Debbie (sardonicprincessofcheerfulness) | 6389 comments Mod
The streams at my high school were alpha, beta, gamma, delta and epsilon.


message 552: by David (new)

David | 4568 comments Ostracized--comes from the οστρακον (ostrakron), or potsher, with which the vote to exile one was cast.

No hanging chads in Greece.


message 553: by David (new)

David | 4568 comments My word for today is "chum." Not as in "Come to the cabaret, old chum," or "Nothing queer about
Cholmondely." Rather, pieces of dead fish cast overboard to attrace live fish.


message 554: by David (new)

David | 4568 comments Good sleepy word is morphetic.


message 555: by Tyler (new)

Tyler  (tyler-d) | 268 comments I've read the word "chum" and have never stopped to think just what it means until now.

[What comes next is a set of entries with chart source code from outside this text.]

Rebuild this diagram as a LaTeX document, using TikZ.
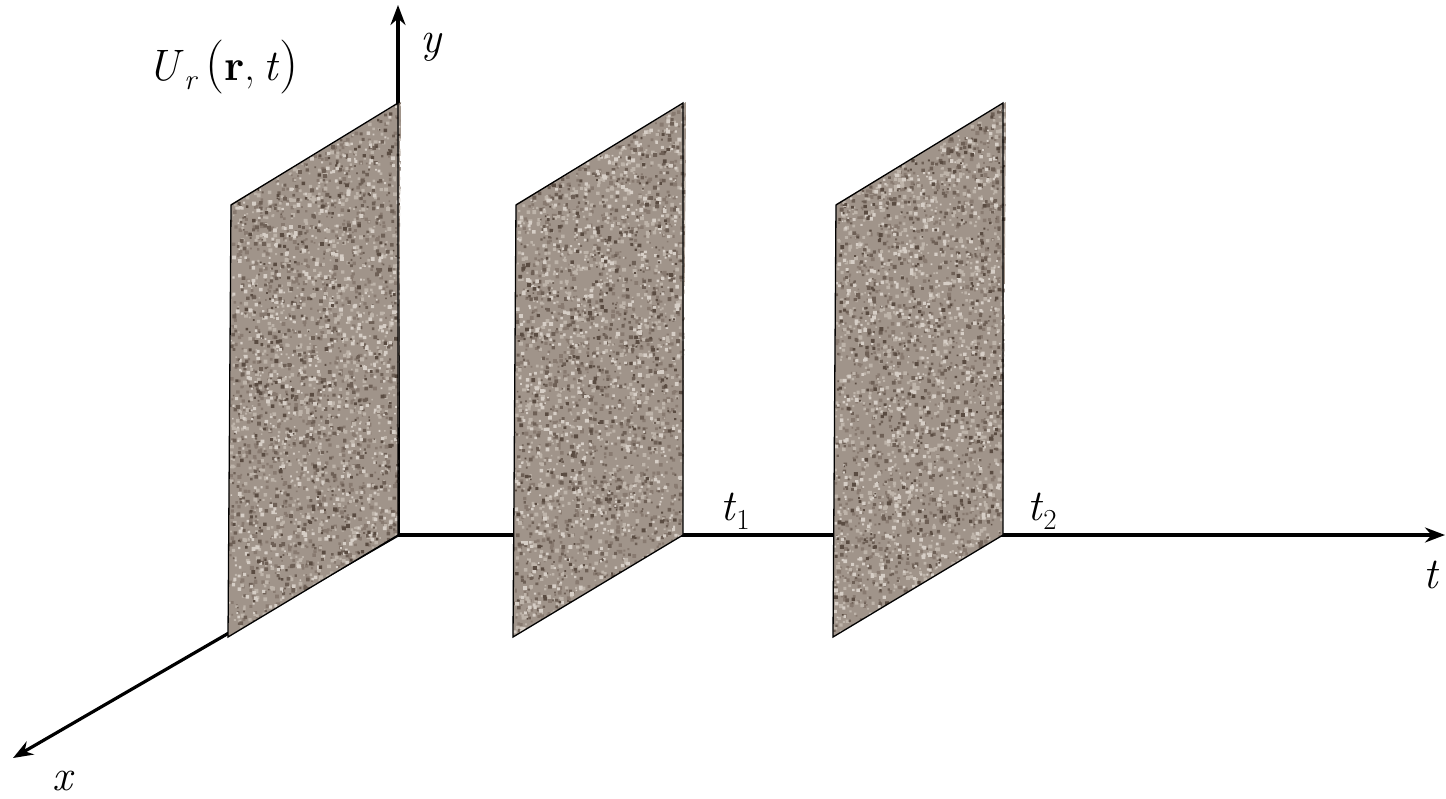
\documentclass[tikz,border=0pt]{standalone}
\usepackage{fontspec}
\usetikzlibrary{arrows.meta}
\definecolor{platebase}{RGB}{160,148,138}
\definecolor{spA}{RGB}{110,96,86}
\definecolor{spB}{RGB}{136,122,112}
\definecolor{spC}{RGB}{190,180,170}
\definecolor{spD}{RGB}{214,206,198}
\definecolor{spE}{RGB}{90,76,66}
\tikzset{
  axis/.style={line width=3.2pt,-{Stealth[length=20pt,width=15pt]}},
  plateedge/.style={draw=black,line width=1.3pt},
  lbl/.style={inner sep=0pt,font=\fontsize{44}{44}\selectfont}
}
\newcommand{\subtxt}[1]{\raisebox{-0.22em}{\fontsize{29}{29}\selectfont #1}}
% #1,#2 = bottom-left corner (pixels); sides (170,-102) and (3,-433)
\newcommand{\grains}[4]{% x0, y0, colour, count
  \fill[#3] foreach \k [evaluate=\k as \uu using rnd, evaluate=\k as \vv using rnd, evaluate=\k as \ss using {1.5+2.5*rnd}] in {1,...,#4}
    { ({#1+170*\uu+3*\vv},{#2-102*\uu-433*\vv}) rectangle ++(\ss,\ss) };
}
\newcommand{\myplate}[2]{%
  \begin{scope}
    \clip (#1,#2) -- ++(170,-102) -- ++(3,-433) -- ++(-170,102) -- cycle;
    \fill[platebase] (#1,#2) -- ++(170,-102) -- ++(3,-433) -- ++(-170,102) -- cycle;
    \grains{#1}{#2}{spB}{900}
    \grains{#1}{#2}{spC}{1000}
    \grains{#1}{#2}{spA}{600}
    \grains{#1}{#2}{spD}{600}
    \grains{#1}{#2}{spE}{250}
  \end{scope}
  \draw[plateedge] (#1,#2) -- ++(170,-102) -- ++(0,-432) -- ++(-167,102) -- cycle;
}
\begin{document}
\begin{tikzpicture}[x=1pt,y=-1pt]
\useasboundingbox (0,0) rectangle (1446,798);
\pgfmathsetseed{7}
\coordinate (O) at (398,535);
\coordinate (Y) at (398,5);
\coordinate (T) at (1445,535);
\coordinate (X) at (13,758);
\draw[axis] (O) -- (Y);
\draw[axis] (O) -- (T);
\draw[axis] (O) -- (X);
\myplate{228}{637}
\myplate{513}{637}
\myplate{833}{637}
\node[lbl,anchor=base] (U) at (223,80) {\textit{U}\subtxt{\textit{r}}\,{\fontsize{54}{54}\selectfont(}\textbf{r},\,\textit{t}{\fontsize{54}{54}\selectfont)}};
\node[lbl,anchor=base] (ylbl) at (432,52) {\textit{y}};
\node[lbl,anchor=base] (t1) at (735,520) {\textit{t}\subtxt{1}};
\node[lbl,anchor=base] (t2) at (1042,520) {\textit{t}\subtxt{2}};
\node[lbl,anchor=base] (tlbl) at (1432,588) {\textit{t}};
\node[lbl,anchor=base] (xlbl) at (64,790) {\textit{x}};
\end{tikzpicture}
\end{document}
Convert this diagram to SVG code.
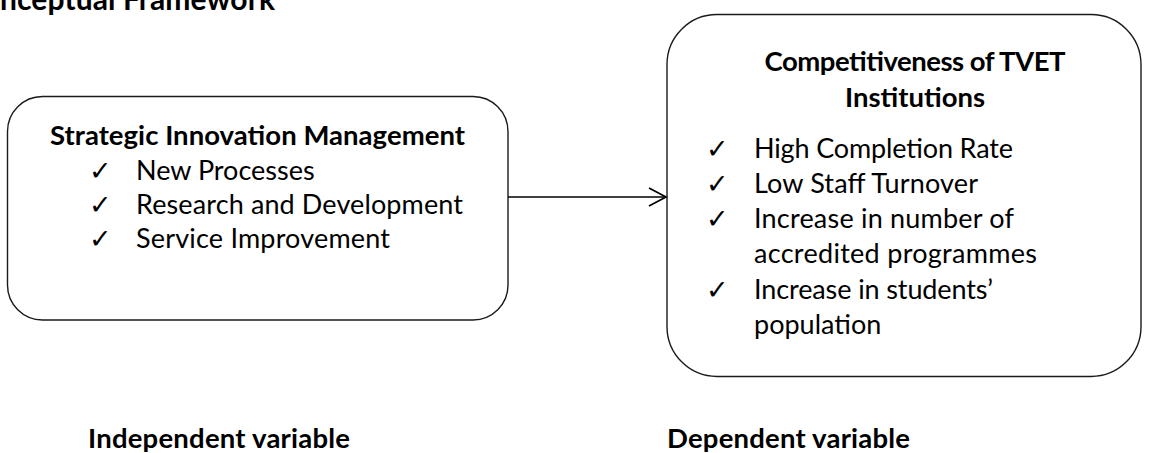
<svg xmlns="http://www.w3.org/2000/svg" width="1149" height="453" viewBox="0 0 1149 453">
<style>
  .box { fill: #ffffff; stroke: #1a1a1a; stroke-width: 1.4; }
  .t { font-family: Lato, "Open Sans", "Liberation Sans", sans-serif; fill: #000; }
  .b { font-weight: bold; font-size: 27.5px; }
  .i { font-size: 27px; }
  .ck { font-family: "DejaVu Sans", sans-serif; font-size: 27px; fill: #000; }
  .conn { stroke: #000; stroke-width: 1.7; fill: none; }
</style>
<rect width="1149" height="453" fill="#ffffff"/>
<text id="title" class="t b" x="0" y="10" style="font-size:30px" textLength="275">nceptual Framework</text>

<g id="node-independent">
  <rect class="box" x="7.5" y="96.5" width="500.5" height="223.5" rx="35" ry="35"/>
  <text class="t b" x="50" y="145" textLength="415">Strategic Innovation Management</text>
  <text class="ck" x="89" y="180">✓</text>
  <text class="t i" x="136" y="180">New Processes</text>
  <text class="ck" x="89" y="214">✓</text>
  <text class="t i" x="136" y="214" textLength="327">Research and Development</text>
  <text class="ck" x="89" y="248">✓</text>
  <text class="t i" x="136" y="248" textLength="254">Service Improvement</text>
</g>

<g id="node-dependent">
  <rect class="box" x="667" y="14.5" width="474" height="362" rx="50" ry="50"/>
  <text class="t b" x="915" y="71" text-anchor="middle" textLength="301">Competitiveness of TVET</text>
  <text class="t b" x="915" y="107" text-anchor="middle">Institutions</text>
  <text class="ck" x="706" y="158">✓</text>
  <text class="t i" x="754" y="158" textLength="259">High Completion Rate</text>
  <text class="ck" x="706" y="193">✓</text>
  <text class="t i" x="754" y="193" textLength="224">Low Staff Turnover</text>
  <text class="ck" x="706" y="228">✓</text>
  <text class="t i" x="754" y="228" textLength="260">Increase in number of</text>
  <text class="t i" x="754" y="263" textLength="283">accredited programmes</text>
  <text class="ck" x="706" y="299">✓</text>
  <text class="t i" x="754" y="299" textLength="239">Increase in students’</text>
  <text class="t i" x="754" y="334">population</text>
</g>

<g id="connectors">
  <line class="conn" x1="508" y1="197" x2="666" y2="197"/>
  <polyline class="conn" points="649,188 666,197 649,206"/>
</g>

<text id="label-independent" class="t b" x="88" y="448" textLength="262">Independent variable</text>
<text id="label-dependent" class="t b" x="667" y="448" textLength="243">Dependent variable</text>
</svg>
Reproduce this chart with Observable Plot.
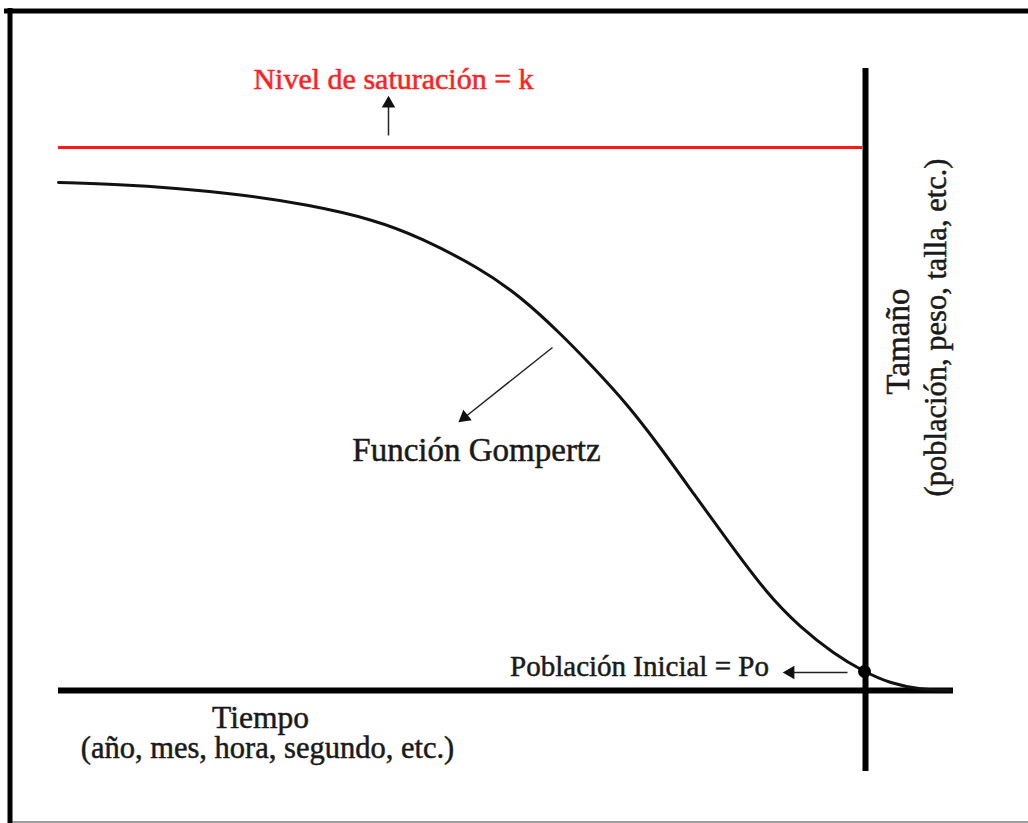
<!DOCTYPE html>
<html>
<head>
<meta charset="utf-8">
<script src="https://cdn.jsdelivr.net/npm/d3@7"></script>
<script src="https://cdn.jsdelivr.net/npm/@observablehq/plot@0.6"></script>
<style>
  html, body { margin: 0; padding: 0; background: #fff; }
  svg { display: block; }
</style>
</head>
<body>
<div id="chart"></div>
<script>
// Diagram units (1 unit = 1 px of the 1028x823 canvas, y grows downward)
const W = 1028, H = 823;

// Gompertz curve
const curveX = [58, 120, 173, 240, 307, 373, 420, 480, 520, 560, 593, 627, 660, 693, 727, 767, 800, 833, 863, 890, 920, 950];
const curveY = [182, 184, 187.5, 194, 204, 219, 237, 268, 296, 333, 367, 404, 447, 493, 540, 594, 627, 653, 671, 683, 689, 690];

// Horizontal segments: saturation level, time axis, frame top, frame bottom
const hY  = [147, 690, 10.5, 821.5];
const hX1 = [58, 58, 4, 8];
const hX2 = [862, 953, 1028, 1028];
const hColor = ["#ff1a1a", "#000", "#000", "#a0a0a0"];
const hWidth = [3, 6, 5, 2];

// Vertical segments: size axis, frame left
const vX  = [865, 9.5];
const vY1 = [68, 8];
const vY2 = [771, 823];
const vWidth = [6, 5];

// Arrows
const arrowX1 = [388, 552, 847];
const arrowY1 = [135, 347, 672];
const arrowX2 = [388, 464, 790];
const arrowY2 = [103, 417, 672];

// Initial population point
const p0X = [864], p0Y = [671];

// Labels
const labels = ["Nivel de saturación = k", "Función Gompertz", "Población Inicial = Po", "Tiempo", "(año, mes, hora, segundo, etc.)"];
const labelX = [393, 476, 639, 260, 267];
const labelY = [79, 450, 666, 717, 748];
const labelSize = [30, 33, 29, 31.5, 30.5];
const labelColor = ["#ff2020", "#1a1a1a", "#1a1a1a", "#1a1a1a", "#1a1a1a"];

const vLabels = ["Tamaño", "(población, peso, talla, etc.)"];
const vLabelX = [898, 936];
const vLabelY = [341, 327];
const vLabelSize = [33, 30.5];

const curve = curveX.map((x, i) => ({x, y: curveY[i]}));
const hsegs = hY.map((y, i) => ({y, x1: hX1[i], x2: hX2[i], c: hColor[i], w: hWidth[i]}));
const vsegs = vX.map((x, i) => ({x, y1: vY1[i], y2: vY2[i], w: vWidth[i]}));
const arrows = arrowX1.map((x1, i) => ({
  x1, y1: arrowY1[i], x2: arrowX2[i], y2: arrowY2[i],
  angle: Math.atan2(arrowX2[i] - x1, -(arrowY2[i] - arrowY1[i])) * 180 / Math.PI
}));
const points = p0X.map((x, i) => ({x, y: p0Y[i]}));
const texts = labels.map((t, i) => ({t, x: labelX[i], y: labelY[i], c: labelColor[i], s: labelSize[i]}));
const vtexts = vLabels.map((t, i) => ({t, x: vLabelX[i], y: vLabelY[i], s: vLabelSize[i]}));

const font = "'Liberation Serif', 'DejaVu Serif', serif";

const chart = Plot.plot({
  width: W,
  height: H,
  margin: 0,
  style: {background: "#fff"},
  x: {domain: [0, W], range: [0, W], axis: null},
  y: {domain: [0, H], range: [0, H], axis: null},
  marks: [
    ...hsegs.map(s => Plot.ruleY([s], {y: "y", x1: "x1", x2: "x2", stroke: s.c, strokeWidth: s.w})),
    ...vsegs.map(s => Plot.ruleX([s], {x: "x", y1: "y1", y2: "y2", stroke: "#000", strokeWidth: s.w})),
    Plot.line(curve, {x: "x", y: "y", curve: "basis", stroke: "#111", strokeWidth: 3}),
    Plot.link(arrows, {x1: "x1", y1: "y1", x2: "x2", y2: "y2", stroke: "#222", strokeWidth: 1.5}),
    Plot.dot(arrows, {x: "x2", y: "y2", symbol: "triangle", r: 5, fill: "#111", stroke: "none", rotate: "angle"}),
    Plot.dot(points, {x: "x", y: "y", r: 6.5, fill: "#000"}),
    ...texts.map(d => Plot.text([d], {x: "x", y: "y", text: "t", fill: d.c, stroke: d.c, strokeWidth: 0.5, fontSize: d.s, fontFamily: font, textAnchor: "middle"})),
    ...vtexts.map(d => Plot.text([d], {x: "x", y: "y", text: "t", fill: "#1a1a1a", stroke: "#1a1a1a", strokeWidth: 0.5, fontSize: d.s, fontFamily: font, textAnchor: "middle", rotate: -90}))
  ]
});
document.getElementById("chart").appendChild(chart);
</script>
</body>
</html>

Is morphetic akin to soporific?


message 556: by Ruth (new)

Ruth | 16546 comments Mod
David! Welcome, neighbor, to this small corner of the universe of words. Looks like you're going to fit right in. Wanna introduce yourself above?

Buns, me love, would you know if David made a typo in οστρακον?


message 557: by Stamatia (new)

Stamatia | 268 comments He didn't, unless you count the lack of τόνος which is the little sign on top of a vowel to specify where the word should be stressed. So it should be όστρακον but then my keyboard is custom made to support these signs where David's probably isn't. Even so I forget to use them half of the time to my kids' (who had to learn them in first grade) unending amusement.*blush*


message 558: by Ruth (new)

Ruth | 16546 comments Mod
Ocassion, occasion is what does me in.


message 559: by Debbie, sardonic princess of cheerfulness (last edited Jul 19, 2008 01:41PM) (new)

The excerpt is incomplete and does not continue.